Поразительнейшие сцены ежедневно разыгрываются в волшебном кабинете Месмера: больные вскакивают, вырываются из цепи, заявляют, что они здоровы, другие бросаются на колени и целуют руки спасителю, некоторые умоляют усилить ток и еще раз их коснуться. Понемногу вера в магию его личности, в его личные чары становится для его пациентов формой религиозного помешательства, а сам он — святым и исцелителем несчетного числа людей. Как только Месмер показывается на улице, одержимые недугом бросаются к нему, чтобы дотронуться только до его одежды; княгини и герцогини на коленях просят, чтобы он посетил их; опоздавшие, не получившие доступа к его бакету, покупают себе, для личного употребления, так называемые «petits baquets», маленькие ушаты, чтобы лечиться магнетизмом по его методу на дому.
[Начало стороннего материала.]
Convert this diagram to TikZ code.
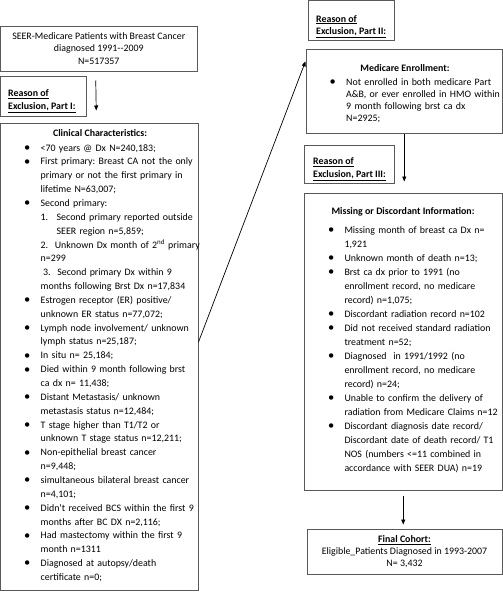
\documentclass[tikz,border=0pt]{standalone}
\usepackage{fontspec}
\setmainfont{Carlito}
\usetikzlibrary{arrows.meta,shadows}
\setlength{\parskip}{0pt}
\frenchspacing
\def\bulmark{\raisebox{-0.4pt}{\fontsize{12.5}{12.5}\selectfont\textbullet}}
\def\bul#1{\par\noindent\makebox[16.5pt][l]{\bulmark}#1}
\def\hd#1{\underline{\textbf{#1}}}
\def\fs#1{\fontsize{9.9}{#1}\selectfont}
\def\nl{\newline\hspace*{16.5pt}}
\tikzset{
	box/.style={draw=black!65, line width=1pt, fill=white, inner sep=0pt,
		drop shadow={shadow xshift=1.2pt, shadow yshift=-1.2pt, fill=black!25, opacity=0.7}},
	txt/.style={anchor=north west, inner sep=0pt, align=left},
	arr/.style={-{Triangle[length=5pt,width=4pt]}, line width=0.7pt, black}
}

\begin{document}
\begin{tikzpicture}[x=1pt,y=-1pt]
			%%%%% START %%%%%
			\useasboundingbox (0,0) rectangle (503,600);
			
			% left column
			\node[box, minimum width=196.5pt, minimum height=45pt, align=center, font=\fs{12.5}] (seer) at (98.75,48.5)
				{SEER-Medicare Patients with Breast Cancer\\diagnosed 1991-{}-2009\\N=517357};
			
			\node[box, minimum width=85.5pt, minimum height=40pt] (r1) at (43.25,96) {};
			\node[txt, font=\fs{13}] (r1-txt) at (8,89.5) {\hd{Reason of}\\\hd{Exclusion, Part I:}};
			
			\node[box, minimum width=197.5pt, minimum height=467pt] (clin) at (99.25,356.5) {};
			\node[font=\fs{13.85}\bfseries, inner sep=0pt] (clin-hd) at (100,133) {Clinical Characteristics:};
			\node[txt, text width=176pt, font=\fs{13.85}] (clin-list) at (24,137) {%
				\bul{<70 years @ Dx N=240,183;}
				\bul{First primary: Breast CA not the only\nl primary or not the first primary in\nl lifetime N=63,007;}
				\bul{Second primary:}
				\par\noindent\hspace*{16.5pt}\makebox[16pt][l]{1.}Second primary reported outside\newline\hspace*{32.5pt}SEER region n=5,859;
				\par\noindent\hspace*{16.5pt}2.\ \ Unknown Dx month of 2\textsuperscript{nd} primary\nl n=299
				\par\noindent\hspace*{19pt}3.\ \ Second primary Dx within 9\nl months following Brst Dx n=17,834
				\bul{Estrogen receptor (ER) positive/\nl unknown ER status n=77,072;}
				\bul{Lymph node involvement/ unknown\nl lymph status n=25,187;}
				\bul{In situ n= 25,184;}
				\bul{Died within 9 month following brst\nl ca dx n= 11,438;}
				\bul{Distant Metastasis/ unknown\nl metastasis status n=12,484;}
				\bul{T stage higher than T1/T2 or\nl unknown T stage status n=12,211;}
				\bul{Non-epithelial breast cancer\nl n=9,448;}
				\bul{simultaneous bilateral breast cancer\nl n=4,101;}
				\bul{Didn't received BCS within the first 9\nl months after BC DX n=2,116;}
				\bul{Had mastectomy within the first 9\nl month n=1311}
				\bul{Diagnosed at autopsy/death\nl certificate n=0;}};
			
			% right column
			\node[box, minimum width=86pt, minimum height=40pt] (r2) at (351,20) {};
			\node[txt, font=\fs{12}] (r2-txt) at (316,15) {\hd{Reason of}\\\hd{Exclusion, Part II:}};
			
			\node[box, minimum width=195.5pt, minimum height=84pt] (med) at (404.25,91) {};
			\node[font=\fs{12.3}\bfseries, inner sep=0pt] (med-hd) at (405,68) {Medicare Enrollment:};
			\node[txt, text width=172pt, font=\fs{12.3}] (med-list) at (329.5,72.5) {%
				\bul{Not enrolled in both medicare Part\nl A\&B, or ever enrolled in HMO within\nl 9 month following brst ca dx\nl N=2925;}};
			
			\node[box, minimum width=90pt, minimum height=38pt] (r3) at (349,164) {};
			\node[txt, font=\fs{13}] (r3-txt) at (313,157.5) {\hd{Reason of}\\\hd{Exclusion, Part III:}};
			
			\node[box, minimum width=197.5pt, minimum height=297pt] (miss) at (403.25,341.5) {};
			\node[font=\fs{14}\bfseries, inner sep=0pt] (miss-hd) at (403,212) {Missing or Discordant Information:};
			\node[txt, text width=174pt, font=\fs{14}] (miss-list) at (327.8,219) {%
				\bul{Missing month of breast ca Dx n=\nl 1,921}
				\bul{Unknown month of death n=13;}
				\bul{Brst ca dx prior to 1991 (no\nl enrollment record, no medicare\nl record) n=1,075;}
				\bul{Discordant radiation record n=102}
				\bul{Did not received standard radiation\nl treatment n=52;}
				\bul{Diagnosed\ \ in 1991/1992 (no\nl enrollment record, no medicare\nl record) n=24;}
				\bul{Unable to confirm the delivery of\nl radiation from Medicare Claims n=12}
				\bul{Discordant diagnosis date record/\nl Discordant date of death record/ T1\nl NOS (numbers <=11 combined in\nl accordance with SEER DUA) n=19}};
			
			\node[box, minimum width=195pt, minimum height=45pt, align=center, font=\fs{12}] (fin) at (404.5,551.5)
				{\hd{Final Cohort:}\\Eligible\_Patients Diagnosed in 1993-2007\\N= 3,432};
			
			% arrows
			\draw[arr] ([xshift=-3pt,yshift=-9pt]seer.south) -- ([xshift=-3pt,yshift=12pt]clin.north);
			\draw[arr, shorten >=1.5pt] ([yshift=14.5pt]clin.east) -- ([yshift=31pt]med.west);
			\draw[arr, shorten >=11pt] (med.south) -- (med.south |- miss.north);
			\draw[arr, shorten <=5pt, shorten >=4pt] (miss.south) -- (miss.south |- fin.north);
			
			%%%%% END %%%%%
\end{tikzpicture}
\end{document}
И в один прекрасный день Париж может созерцать глупейшую картину: по самой середине улицы Бонди сотня человек, веревками привязанных к намагнитизированному Месмером дереву, ждет «кризиса». Никогда ни один врач не переживал такого стремительного и шумного успеха, как Месмер; пять лет парижское общество только и говорит, что о его магически-магнетическом лечении.
Но нет ничего опаснее для вновь возникающей науки, если она становится модой и предметом светской болтовни. Против своей воли Месмер попадает в двусмысленное положение: в качестве честного врача он хотел дать новое целебное средство для науки, а дает, оказывается, подходящую тему для моды и для всюду поспевающих ее представителей, томящихся праздностью. Ведут споры — за Месмера и против него — с таким же отсутствием внутреннего интереса, как за Пуччини или Глюка, Руссо или Вольтера. Кроме того, столь пряная эпоха, как восемнадцатое столетие, спешит повернуть всякое новшество в сторону эротики: придворные кавалеры ждут от магнетизма, в качестве основного его эффекта, оживления своей упавшей мужской силы, а про дам сплетничают, что они ищут в salle des crises натуральнейшей формы охлаждения нервов.